Article / 16 August 2017 at 9:55 GMT

Oil looks to EIA for confirmation of current range

Head of Commodity Strategy / Saxo Bank
Denmark
  • WTI and Brent crude prices finding support after retracement
  • EIA report expected to be bullish after API's bigger-than-forecast inventory drop
  • US shale producers need WTI oil price around $50/b to break even, Reuters says
  • Upside potential above $50/b on WTI remains limited as Opec struggle to clear glut

Oil platform
 Oil prices are finding support after dropping from their 
summer rally. Photo: Shutterstock

By Ole Hansen

WTI and Brent crude oil have both found support after retracing 38.2% of the June-to-August rally. Whether that will be enough and thereby confirm oil's current rangebound nature will depend on today's weekly petroleum status report from the US Energy Information Administration (EIA). Another bullish set of data is expected after the American Petroleum Institute reported a bigger-than-expected stock decline yesterday.

During the latest rally, the forward curve flattened again. This occurred as producers once again stepped up their hedging activities once the Calendar-18 contract in WTI crude oil made it back above $50/barrel. According to a recent Reuters report, which analysed financial statements for the second quarter, US shale producers need a WTI price around $50/barrel to break even. 

On that basis, the upside potential above $50/b on WTI remains limited as Opec will struggle to clear the global glut any time soon, with rising prices having the potential of increasing US shale oil production further. 

Brent and WTI crude oil prices have found support after a relatively mild retracement from the June-to-August rally.
Crude oil
Source: Saxo Bank

The return to backwardation in the Brent crude oil prompt spread — first futures month trading higher than the next — has helped push Brent's premium over WTI back above $3/b to levels last seen in December 2015. Investors prefer backwardation as it provides a positive roll carry on long positions. This was seen last week in the Commitments of Traders report for the week to August 8. Funds raised bullish bets on Brent by 58,255 lots, while WTI was cut by 2,253 lots.

Three failed shorting cycles since March have now been replaced by a third long cycle.

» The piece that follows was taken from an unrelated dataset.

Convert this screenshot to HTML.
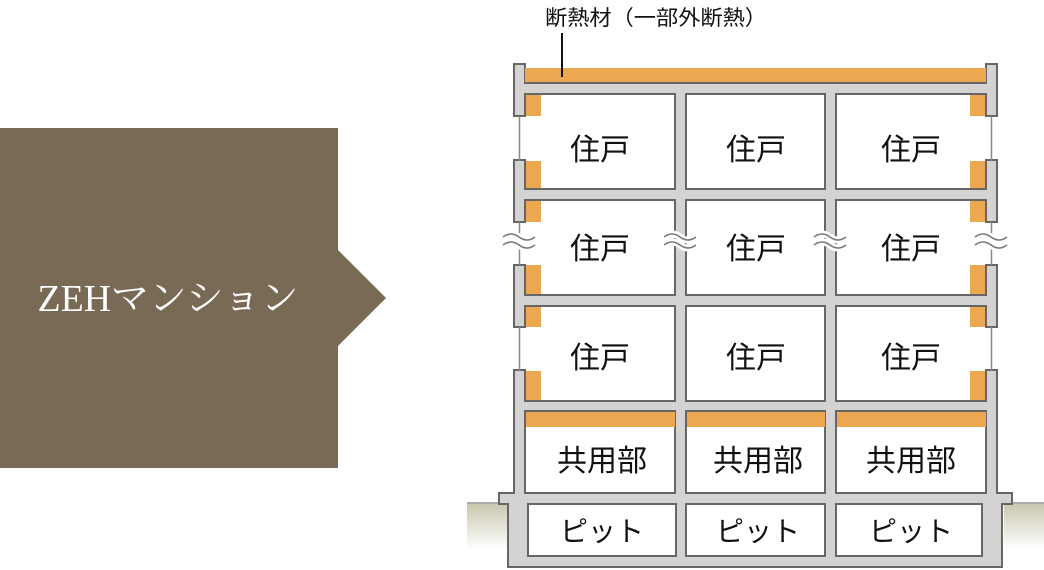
<!DOCTYPE html>
<html><head><meta charset="utf-8"><style>
html,body{margin:0;padding:0;background:#fff;width:1044px;height:570px;overflow:hidden}
svg{display:block}
.j{font-family:"Liberation Sans","Noto Sans CJK JP",sans-serif;fill:#111}
</style></head><body>
<svg width="1044" height="570" viewBox="0 0 1044 570" xmlns="http://www.w3.org/2000/svg">
<defs>
<linearGradient id="g" x1="0" y1="0" x2="0" y2="1">
<stop offset="0" stop-color="#c9c7ae"/><stop offset="1" stop-color="#ffffff"/>
</linearGradient>
</defs>
<polygon points="0,128 338,128 338,250 386,298 338,346 338,468 0,468" fill="#786a55"/>
<text x="168" y="311" text-anchor="middle" font-family="Liberation Serif,'Noto Serif CJK SC',serif" font-size="38" fill="#fff" textLength="261" lengthAdjust="spacingAndGlyphs">ZEHマンション</text>

<rect x="467" y="503" width="46" height="47" fill="url(#g)"/>
<rect x="1004" y="503" width="40" height="47" fill="url(#g)"/>
<line x1="467" y1="503" x2="500" y2="503" stroke="#aaa" stroke-width="2"/>
<line x1="1012" y1="503" x2="1044" y2="503" stroke="#aaa" stroke-width="2"/>

<path d="M514,64 H525 V83 H986 V64 H997 V493 H1012 V504 H1002 V567 H508 V504 H499 V493 H514 Z" fill="#d4d3d1" stroke="#666" stroke-width="2"/>
<rect x="525" y="68" width="461" height="15" fill="#eba850"/>
<line x1="525" y1="83" x2="986" y2="83" stroke="#666" stroke-width="2"/>

<g fill="#fff" stroke="#666" stroke-width="2">
<rect x="525" y="94" width="150" height="95"/><rect x="686" y="94" width="139" height="95"/><rect x="836" y="94" width="150" height="95"/>
<rect x="525" y="200" width="150" height="95"/><rect x="686" y="200" width="139" height="95"/><rect x="836" y="200" width="150" height="95"/>
<rect x="525" y="306" width="150" height="95"/><rect x="686" y="306" width="139" height="95"/><rect x="836" y="306" width="150" height="95"/>
<rect x="525" y="411" width="150" height="82"/><rect x="686" y="411" width="139" height="82"/><rect x="836" y="411" width="150" height="82"/>
<rect x="528" y="504" width="148" height="52"/><rect x="686" y="504" width="139" height="52"/><rect x="836" y="504" width="146" height="52"/>
</g>
<g fill="#eba850">
<rect x="526" y="412" width="149" height="15"/><rect x="687" y="412" width="138" height="15"/><rect x="837" y="412" width="149" height="15"/>
<rect x="526" y="95" width="15" height="21"/><rect x="526" y="161" width="15" height="27"/><rect x="526" y="201" width="15" height="21"/><rect x="526" y="265" width="15" height="29"/><rect x="526" y="307" width="15" height="20"/><rect x="526" y="371" width="15" height="29"/>
<rect x="970" y="95" width="15" height="21"/><rect x="970" y="161" width="15" height="27"/><rect x="970" y="201" width="15" height="21"/><rect x="970" y="265" width="15" height="29"/><rect x="970" y="307" width="15" height="20"/><rect x="970" y="371" width="15" height="29"/>
</g>
<g fill="#fff">
<rect x="511" y="117" width="15" height="43"/><rect x="511" y="223" width="15" height="41"/><rect x="511" y="328" width="15" height="42"/>
<rect x="985" y="117" width="15" height="43"/><rect x="985" y="223" width="15" height="41"/><rect x="985" y="328" width="15" height="42"/>
</g>
<g stroke="#666" stroke-width="2" fill="none">
<path d="M513,116 H526 M513,160 H526 M513,222 H526 M513,265 H526 M513,327 H526 M513,370 H526"/>
<path d="M985,116 H998 M985,160 H998 M985,222 H998 M985,265 H998 M985,327 H998 M985,370 H998"/>
<path d="M986,116 V94 M525,116 V94 M525,161 V189 M986,161 V189 M525,200 V222 M986,200 V222 M525,265 V295 M986,265 V295 M525,306 V327 M986,306 V327 M525,371 V401 M986,371 V401"/>
</g>
<g stroke="#888" stroke-width="1.5">
<line x1="519.5" y1="116" x2="519.5" y2="161"/><line x1="519.5" y1="222" x2="519.5" y2="265"/><line x1="519.5" y1="327" x2="519.5" y2="371"/>
<line x1="991.5" y1="116" x2="991.5" y2="161"/><line x1="991.5" y1="222" x2="991.5" y2="265"/><line x1="991.5" y1="327" x2="991.5" y2="371"/>
</g>
<g fill="none" stroke="#fff" stroke-width="7">
<path d="M503,237 q8,-6 16,0 t16,0 M503,245 q8,-6 16,0 t16,0"/>
<path d="M664,237 q8,-6 16,0 t16,0 M664,245 q8,-6 16,0 t16,0"/>
<path d="M814,237 q8,-6 16,0 t16,0 M814,245 q8,-6 16,0 t16,0"/>
<path d="M975,237 q8,-6 16,0 t16,0 M975,245 q8,-6 16,0 t16,0"/>
</g>
<g fill="none" stroke="#777" stroke-width="1.5">
<path d="M503,237 q8,-6 16,0 t16,0 M503,245 q8,-6 16,0 t16,0"/>
<path d="M664,237 q8,-6 16,0 t16,0 M664,245 q8,-6 16,0 t16,0"/>
<path d="M814,237 q8,-6 16,0 t16,0 M814,245 q8,-6 16,0 t16,0"/>
<path d="M975,237 q8,-6 16,0 t16,0 M975,245 q8,-6 16,0 t16,0"/>
</g>

<line x1="562" y1="33" x2="562" y2="77" stroke="#111" stroke-width="2"/>
<text class="j" x="545" y="25" font-size="21" textLength="222" lengthAdjust="spacingAndGlyphs">断熱材（一部外断熱）</text>

<g class="j" font-size="30" text-anchor="middle">
<text x="600" y="160">住戸</text><text x="756" y="160">住戸</text><text x="911" y="160">住戸</text>
<text x="600" y="259">住戸</text><text x="756" y="259">住戸</text><text x="911" y="259">住戸</text>
<text x="600" y="368">住戸</text><text x="756" y="368">住戸</text><text x="911" y="368">住戸</text>
<text x="602" y="471">共用部</text><text x="758" y="471">共用部</text><text x="911" y="471">共用部</text>
<text x="602" y="541" font-size="28">ピット</text><text x="758" y="541" font-size="28">ピット</text><text x="911" y="541" font-size="28">ピット</text>
</g>
</svg>
</body></html>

During the past six weeks up to August 8, funds cut short positions in Brent and WTI by 209,000 lots, while adding 138,000 lots of longs. This has left the net long at 705,000 lots, the highest since early April, which was the peak of the first of the three mentioned long cycles. 

The limited correction so far has not been big enough to force any major change in positioning. For that to happen WTI crude oil probably needs to slide below $45.40/b and Brent below $48/b.

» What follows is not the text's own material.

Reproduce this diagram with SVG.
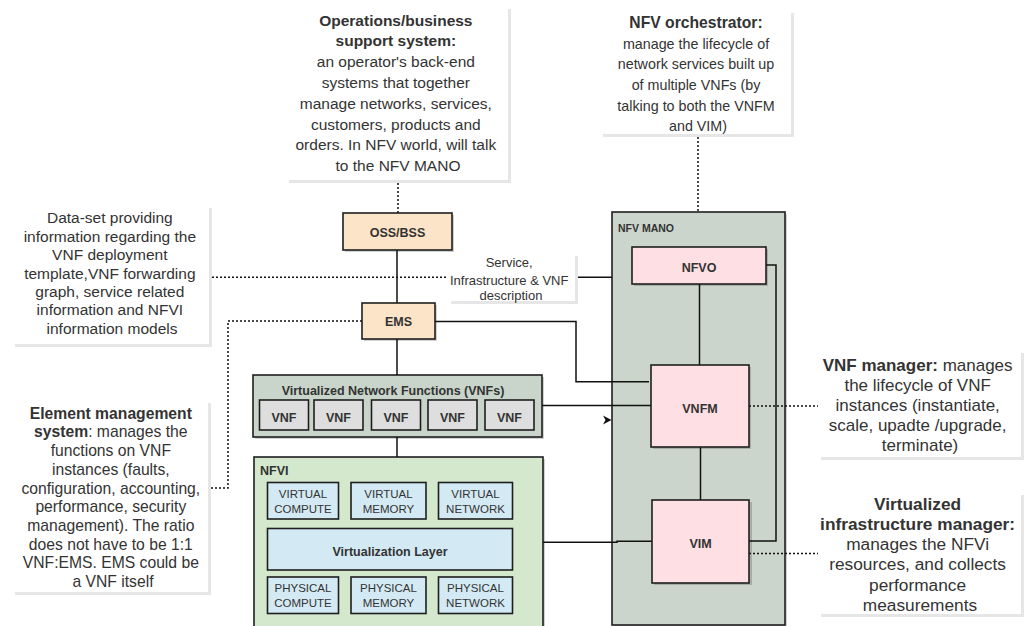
<svg xmlns="http://www.w3.org/2000/svg" width="1028" height="626" viewBox="0 0 1028 626">
<style>
  text { font-family: "Liberation Sans", Arial, sans-serif; fill: #333; }
  .note { text-anchor: middle; }
  .b { font-weight: bold; }
  .shadow { fill: #e6e6e6; }
  .paper { fill: #ffffff; }
  .box { stroke: #1e1e1e; stroke-width: 1.6; }
  .dshadow { fill: #000; opacity: 0.18; }
  .peach { fill: #fce4c8; }
  .pink { fill: #fddfe4; }
  .mano { fill: #cbd5cc; }
  .vnfs { fill: #c9d5ca; }
  .vnf { fill: #dedede; }
  .nfvi { fill: #d3e8cd; }
  .res { fill: #d3eaf4; }
  .lbl { text-anchor: middle; font-weight: bold; font-size: 12.5px; }
  .res-t { text-anchor: middle; font-size: 11.5px; }
  .wire { fill: none; stroke: #111; stroke-width: 1.5; }
  .dot { fill: none; stroke: #111; stroke-width: 1.5; stroke-dasharray: 2 2; }
</style>

<!-- annotation notes -->
<g id="note-oss">
  <rect class="shadow" x="289" y="9" width="222" height="174"/>
  <rect class="paper" x="286" y="6" width="222" height="174"/>
  <text class="note" font-size="15.5">
    <tspan class="b" x="398" y="25.5">Operations/business</tspan>
    <tspan class="b" x="398" y="46.3">support system:</tspan>
    <tspan x="398" y="67.1">an operator's back-end</tspan>
    <tspan x="398" y="87.9">systems that together</tspan>
    <tspan x="398" y="108.7">manage networks, services,</tspan>
    <tspan x="398" y="129.5">customers, products and</tspan>
    <tspan x="398" y="150.3">orders. In NFV world, will talk</tspan>
    <tspan x="398" y="171.1">to the NFV MANO</tspan>
  </text>
</g>

<g id="note-nfvo">
  <rect class="shadow" x="603" y="13" width="191" height="124"/>
  <rect class="paper" x="600" y="10" width="191" height="124"/>
  <text class="note" font-size="14.3">
    <tspan class="b" x="698" y="28" font-size="15.7">NFV orchestrator:</tspan>
    <tspan x="698" y="48.5">manage the lifecycle of</tspan>
    <tspan x="698" y="69">network services built up</tspan>
    <tspan x="698" y="90">of multiple VNFs (by</tspan>
    <tspan x="698" y="110.5">talking to both the VNFM</tspan>
    <tspan x="698" y="131">and VIM)</tspan>
  </text>
</g>

<g id="note-dataset">
  <rect class="shadow" x="15" y="208" width="197" height="139"/>
  <rect class="paper" x="12" y="205" width="197" height="139"/>
  <text class="note" font-size="15.5">
    <tspan x="112" y="223.4">Data-set providing</tspan>
    <tspan x="112" y="241.8">information regarding the</tspan>
    <tspan x="112" y="260.2">VNF deployment</tspan>
    <tspan x="112" y="278.6">template,VNF forwarding</tspan>
    <tspan x="112" y="297">graph, service related</tspan>
    <tspan x="112" y="315.4">information and NFVI</tspan>
    <tspan x="112" y="333.8">information models</tspan>
  </text>
</g>

<g id="note-ems">
  <rect class="shadow" x="15" y="403" width="196" height="192"/>
  <rect class="paper" x="12" y="400" width="196" height="192"/>
  <text class="note" font-size="15.7">
    <tspan class="b" x="113" y="418.7">Element management</tspan>
    <tspan x="113" y="437.4"><tspan class="b">system</tspan>: manages the</tspan>
    <tspan x="113" y="456.1">functions on VNF</tspan>
    <tspan x="113" y="474.8">instances (faults,</tspan>
    <tspan x="113" y="493.5">configuration, accounting,</tspan>
    <tspan x="113" y="512.2">performance, security</tspan>
    <tspan x="113" y="530.9">management). The ratio</tspan>
    <tspan x="113" y="549.6">does not have to be 1:1</tspan>
    <tspan x="113" y="568.3">VNF:EMS. EMS could be</tspan>
    <tspan x="113" y="587">a VNF itself</tspan>
  </text>
</g>

<g id="note-vnfm">
  <rect class="shadow" x="821" y="353" width="203" height="107"/>
  <rect class="paper" x="818" y="350" width="203" height="107"/>
  <text class="note" font-size="17">
    <tspan x="920" y="371"><tspan class="b">VNF manager:</tspan> manages</tspan>
    <tspan x="920" y="391">the lifecycle of VNF</tspan>
    <tspan x="920" y="411">instances (instantiate,</tspan>
    <tspan x="920" y="431">scale, upadte /upgrade,</tspan>
    <tspan x="920" y="451">terminate)</tspan>
  </text>
</g>

<g id="note-vim">
  <rect class="shadow" x="821" y="495" width="203" height="122"/>
  <rect class="paper" x="818" y="492" width="203" height="122"/>
  <text class="note" font-size="17.3">
    <tspan class="b" x="920" y="509.5">Virtualized</tspan>
    <tspan class="b" x="920" y="529.8">infrastructure manager:</tspan>
    <tspan x="920" y="550.1">manages the NFVi</tspan>
    <tspan x="920" y="570.4">resources, and collects</tspan>
    <tspan x="920" y="590.7">performance</tspan>
    <tspan x="920" y="611">measurements</tspan>
  </text>
</g>

<!-- containers -->
<g id="nfv-mano">
  <rect class="dshadow" x="614" y="214" width="173" height="413"/>
  <rect class="mano box" x="612" y="212" width="173" height="413"/>
  <text x="618" y="232" font-size="10.5" font-weight="bold">NFV MANO</text>
</g>

<g id="vnfs">
  <rect class="dshadow" x="255" y="377" width="289" height="62"/>
  <rect class="vnfs box" x="253" y="375" width="289" height="62"/>
  <text class="lbl" x="393" y="394.5">Virtualized Network Functions (VNFs)</text>
  <g id="vnf1"><rect class="vnf box" x="259.5" y="400" width="49" height="30"/><text class="lbl" x="284" y="421.8">VNF</text></g>
  <g id="vnf2"><rect class="vnf box" x="314" y="400" width="49" height="30"/><text class="lbl" x="338.5" y="421.8">VNF</text></g>
  <g id="vnf3"><rect class="vnf box" x="371.5" y="400" width="49" height="30"/><text class="lbl" x="396" y="421.8">VNF</text></g>
  <g id="vnf4"><rect class="vnf box" x="428" y="400" width="49" height="30"/><text class="lbl" x="452.5" y="421.8">VNF</text></g>
  <g id="vnf5"><rect class="vnf box" x="485" y="400" width="49" height="30"/><text class="lbl" x="509.5" y="421.8">VNF</text></g>
</g>

<g id="nfvi">
  <rect class="dshadow" x="256" y="459" width="289" height="175"/>
  <rect class="nfvi box" x="254" y="457" width="289" height="175"/>
  <text x="260" y="475" font-size="12.5" font-weight="bold">NFVI</text>
  <g id="virtual-compute"><rect class="res box" x="267.5" y="482.5" width="71" height="36.5"/>
    <text class="res-t"><tspan x="303" y="497.5">VIRTUAL</tspan><tspan x="303" y="512.5">COMPUTE</tspan></text></g>
  <g id="virtual-memory"><rect class="res box" x="351" y="482.5" width="75" height="36.5"/>
    <text class="res-t"><tspan x="388.5" y="497.5">VIRTUAL</tspan><tspan x="388.5" y="512.5">MEMORY</tspan></text></g>
  <g id="virtual-network"><rect class="res box" x="438.5" y="482.5" width="74" height="36.5"/>
    <text class="res-t"><tspan x="475.5" y="497.5">VIRTUAL</tspan><tspan x="475.5" y="512.5">NETWORK</tspan></text></g>
  <g id="virtualization-layer"><rect class="res box" x="267.5" y="528.5" width="245" height="41.5"/>
    <text class="lbl" x="390" y="555.5">Virtualization Layer</text></g>
  <g id="physical-compute"><rect class="res box" x="267.5" y="577" width="71" height="36.5"/>
    <text class="res-t"><tspan x="303" y="591.8">PHYSICAL</tspan><tspan x="303" y="606.8">COMPUTE</tspan></text></g>
  <g id="physical-memory"><rect class="res box" x="351" y="577" width="75" height="36.5"/>
    <text class="res-t"><tspan x="388.5" y="591.8">PHYSICAL</tspan><tspan x="388.5" y="606.8">MEMORY</tspan></text></g>
  <g id="physical-network"><rect class="res box" x="438.5" y="577" width="74" height="36.5"/>
    <text class="res-t"><tspan x="475.5" y="591.8">PHYSICAL</tspan><tspan x="475.5" y="606.8">NETWORK</tspan></text></g>
</g>

<!-- connectors -->
<g id="connectors">
  <path class="dot" d="M398,183 V213"/>
  <path class="dot" d="M698,137 V212"/>
  <path class="dot" d="M212,277.3 H448"/>
  <path class="wire" d="M578,277.3 H612"/>
  <path class="wire" d="M397,250 V303"/>
  <path class="dot" d="M211,488 H228 V321 H362"/>
  <path class="wire" d="M435,321.5 H576 V381.7 H649"/>
  <path class="wire" d="M397,339 V375"/>
  <path class="wire" d="M542,405.5 H651"/>
  <path fill="#111" d="M603,415.5 L611.5,420 L603,424.5 L605.5,420 Z"/>
  <path class="wire" d="M397,437 V457"/>
  <path class="wire" d="M543,542.3 H617 V541.3 H652"/>
  <path class="wire" d="M766,265 H776 V541 H749"/>
  <path class="wire" d="M699.5,284 V365"/>
  <path class="wire" d="M700.5,447 V500"/>
  <path class="dot" d="M749,406 H818"/>
  <path class="dot" d="M749,553.5 H818"/>
</g>

<!-- label on connector -->
<g id="label-service">
  <rect class="shadow" x="451" y="256" width="127" height="48"/>
  <rect class="paper" x="448" y="253" width="127" height="48"/>
  <text class="note" font-size="13">
    <tspan x="511" y="266.8">Service,</tspan>
    <tspan x="511" y="284.5">Infrastructure &amp; VNF</tspan>
    <tspan x="511" y="300.2">description</tspan>
  </text>
</g>

<!-- MANO nodes -->
<g id="oss-bss">
  <rect class="dshadow" x="345" y="215" width="109" height="37"/>
  <rect class="peach box" x="343" y="213" width="109" height="37"/>
  <text class="lbl" x="397.5" y="236.5">OSS/BSS</text>
</g>
<g id="ems">
  <rect class="dshadow" x="364" y="305" width="73" height="36"/>
  <rect class="peach box" x="362" y="303" width="73" height="36"/>
  <text class="lbl" x="398.5" y="325.5">EMS</text>
</g>
<g id="nfvo">
  <rect class="dshadow" x="634" y="249" width="134" height="37"/>
  <rect class="pink box" x="632" y="247" width="134" height="37"/>
  <text class="lbl" x="699" y="271.5">NFVO</text>
</g>
<g id="vnfm">
  <rect class="dshadow" x="653" y="367" width="98" height="82"/>
  <rect class="pink box" x="651" y="365" width="98" height="82"/>
  <text class="lbl" x="700" y="412.5">VNFM</text>
</g>
<g id="vim">
  <rect class="dshadow" x="654" y="502" width="98" height="83"/>
  <rect class="pink box" x="652" y="500" width="97" height="83"/>
  <text class="lbl" x="700.5" y="547.5">VIM</text>
</g>
</svg>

Speculative positioning in Crude oil
Looking ahead to today's inventory report, the market will once again focus on developments in both crude oil and gasoline stocks. A potential second counter-seasonal increase in gasoline stocks could have a dampening impact on what is expected to be the seventh consecutive weekly drop in oil stocks.

US motorists demand for gasoline tends to slow following the labour day holiday in early September, which usually signals the end of the US driving season. Any signs of this being brought forward may also dampen the positive impact of a strong headline decline in crude stocks. 

DOE data

 
The above-mentioned widening of the discount to Brent crude may have a positive impact on exports, while imports from Opec countries, which slumped by 1 million b/d last week, will also be watched. 

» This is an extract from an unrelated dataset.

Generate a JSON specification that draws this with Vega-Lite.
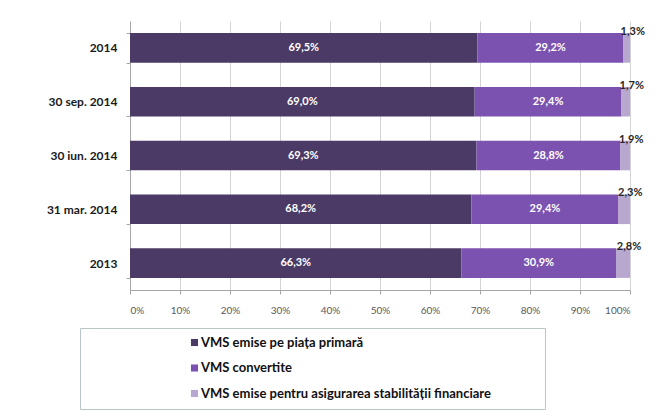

EIA survey and recent results




Updates and comments will be posted below after the release at 1430 GMT 
 

— Edited by John Acher

Ole Hansen is head of commodity strategy at Saxo Bank

16 August
Ole Hansen Ole Hansen
US crude stocks declined by 8.9m barrels last week while gasoline rose by 22k and distillates by 702k. Production jumped to 79k b/d while stocks a Cushing rose by 678k barrels. Imports from Opec countries were higher by 486k b/d. Crude oil trades softer, probably in response to strong production and the expectations of a big drop inventory drop.